[whatwg] Thoughts on the media stream bootstrap mechanism

Thu Mar 24 09:03:53 PDT 2011

Hi Rich,

On Mar 15, 2011, at 16:24 , Rich Tibbett wrote:
> Secondly, getUserMedia is restricted to only handle audio/video
> streams. In the original proposal there was potential for us to
> connect and disconnect other device classes, such as USB or RS232
> device types.

I'm mostly interested in audio/video, but even considering only those I've been thinking along similar lines that the current API lacks sufficient hooks for extensibility.

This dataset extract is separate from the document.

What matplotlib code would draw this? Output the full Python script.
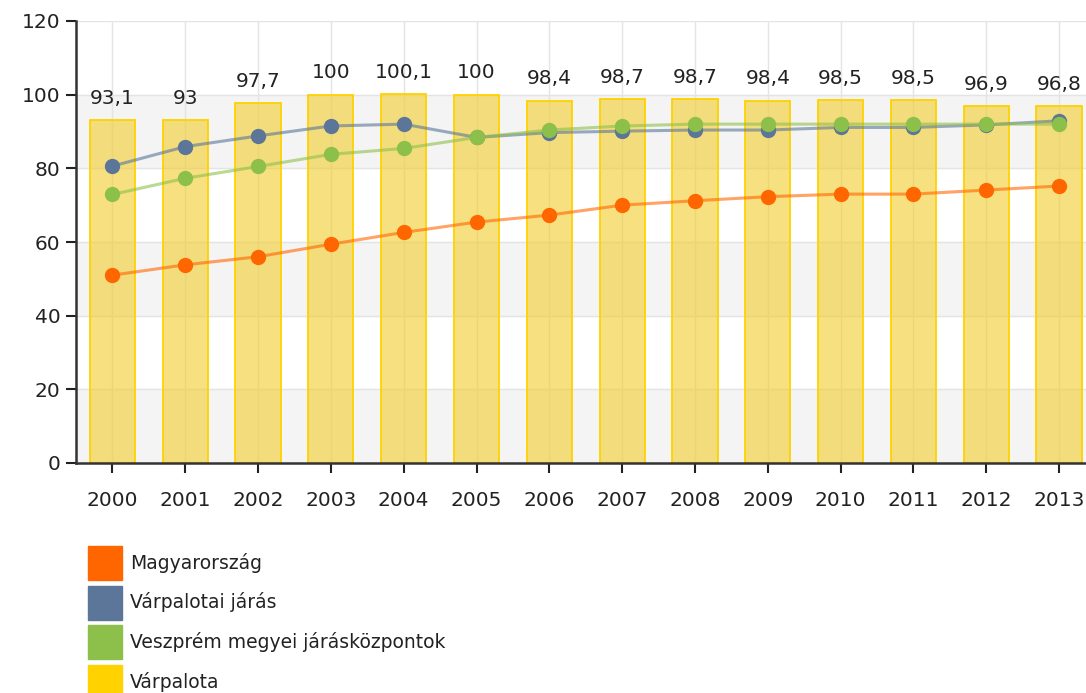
import matplotlib.pyplot as plt
from matplotlib.patches import Rectangle

years = [2000, 2001, 2002, 2003, 2004, 2005, 2006, 2007, 2008, 2009, 2010, 2011, 2012, 2013]
varpalota = [93.1, 93, 97.7, 100, 100.1, 100, 98.4, 98.7, 98.7, 98.4, 98.5, 98.5, 96.9, 96.8]
magyarorszag = [51.0, 53.8, 56.0, 59.4, 62.6, 65.4, 67.3, 70.0, 71.2, 72.3, 73.0, 73.0, 74.1, 75.2]
varpalotai_jaras = [80.6, 85.9, 88.8, 91.5, 92.0, 88.4, 89.7, 90.1, 90.4, 90.4, 91.1, 91.1, 91.8, 92.9]
veszprem_kozpontok = [72.9, 77.3, 80.5, 83.8, 85.4, 88.4, 90.4, 91.5, 92.0, 92.0, 92.0, 92.0, 92.0, 92.0]

legend_labels = ["Magyarország", "Várpalotai járás", "Veszprém megyei járásközpontok", "Várpalota"]
c_orange = "#FF6600"
c_blue = "#5B7698"
c_green = "#8DC04A"
c_gold = "#FFD200"

fig = plt.figure(figsize=(10.86, 6.93), dpi=100)
ax = fig.add_axes([76 / 1086, 1 - 463 / 693, 1 - 76 / 1086, 442 / 693])

x = list(range(len(years)))

# alternating bands
for lo in range(0, 120, 40):
    ax.axhspan(lo, lo + 20, color="#f4f4f4", zorder=0)
for v in range(20, 121, 20):
    ax.axhline(v, color="#e4e4e4", lw=1, zorder=0.5)
for xi in x:
    ax.axvline(xi, color="#e4e4e4", lw=1, zorder=0.5)

ax.bar(x, varpalota, width=0.62, color="#F2CC2A", alpha=0.6, zorder=1)
ax.bar(x, varpalota, width=0.62, fill=False, edgecolor=c_gold, lw=1.3, zorder=1.1)

for xi, v in zip(x, varpalota):
    lbl = f"{v:g}".replace(".", ",")
    ax.annotate(lbl, (xi, v), xytext=(0, 9), textcoords="offset points",
                ha="center", va="bottom", fontsize=14.5, color="#222222")

for vals, col in [(magyarorszag, c_orange), (varpalotai_jaras, c_blue), (veszprem_kozpontok, c_green)]:
    ax.plot(x, vals, color=col, lw=2.2, alpha=0.6, zorder=2)
    ax.plot(x, vals, ls="none", marker="o", ms=10, color=col, zorder=3)

ax.set_ylim(0, 120)
ax.set_xlim(-0.5, (1086 - 112) / 72.85)
ax.set_yticks(range(0, 121, 20))
ax.set_xticks(x)
ax.set_xticklabels([str(y) for y in years])
ax.tick_params(axis="both", labelsize=14.5, colors="#222222", length=7, width=1.5)
ax.tick_params(axis="x", pad=13)
ax.tick_params(axis="y", pad=4)
for s in ["top", "right"]:
    ax.spines[s].set_visible(False)
for s in ["left", "bottom"]:
    ax.spines[s].set_color("#333333")
    ax.spines[s].set_linewidth(1.8)

# legend
leg_colors = [c_orange, c_blue, c_green, c_gold]
for i, (lab, col) in enumerate(zip(legend_labels, leg_colors)):
    yc = 563 + i * 39.5
    fig.patches.append(Rectangle((88 / 1086, 1 - (yc + 17) / 693), 34 / 1086, 34 / 693,
                                 transform=fig.transFigure, color=col))
    fig.text(130 / 1086, 1 - yc / 693, lab, fontsize=13.5, va="center", ha="left", color="#222222")

fig.savefig("out.png", dpi=100)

Most notably, some devices might expose ways of controlling them and exposing those on a GeneratedStream seems clunky.

> The IDL is as follows:
> 
> [NoInterfaceObject]
> interface Device {
>   const unsigned short WAITING = 0;
>   const unsigned short CONNECTED = 1;
>   const unsigned short DISCONNECTED = 2;
>   const unsigned short ERROR = 3;
>   readonly attribute unsigned short readyState;
> 
>   // event handler attributes
>            attribute Function onconnect;
>            attribute Function ondisconnect;
>            attribute Function onerror;
> 
>   readonly attribute any data;
> 
>   void disconnect();
> }
> 
> // Specific Device Classes with independent constructors
> 
> [Constructor(in DOMString options)]
> interface UserMedia : Device {}
> 
> Here's a quick example for obtaining user media:
> 
> var m = new UserMedia('audio, video');
> m.onconnect = function( evt ) {
>   var ... = evt.target.data; // ... is a GeneratedStream object in a
> UserMedia context
> }

In the examples below I'll stick to the callback-based method of obtaining the object since that minimises the delta with what's currently in the spec, but I don't have a strong opinion between that and your proposal. So for clarity, here's how you get a Device object:

var device;
navigator.getUserMedia("whatever", function (d) { device = d; });

Once you have it, there are a couple improvements that can be made over GeneratedStream.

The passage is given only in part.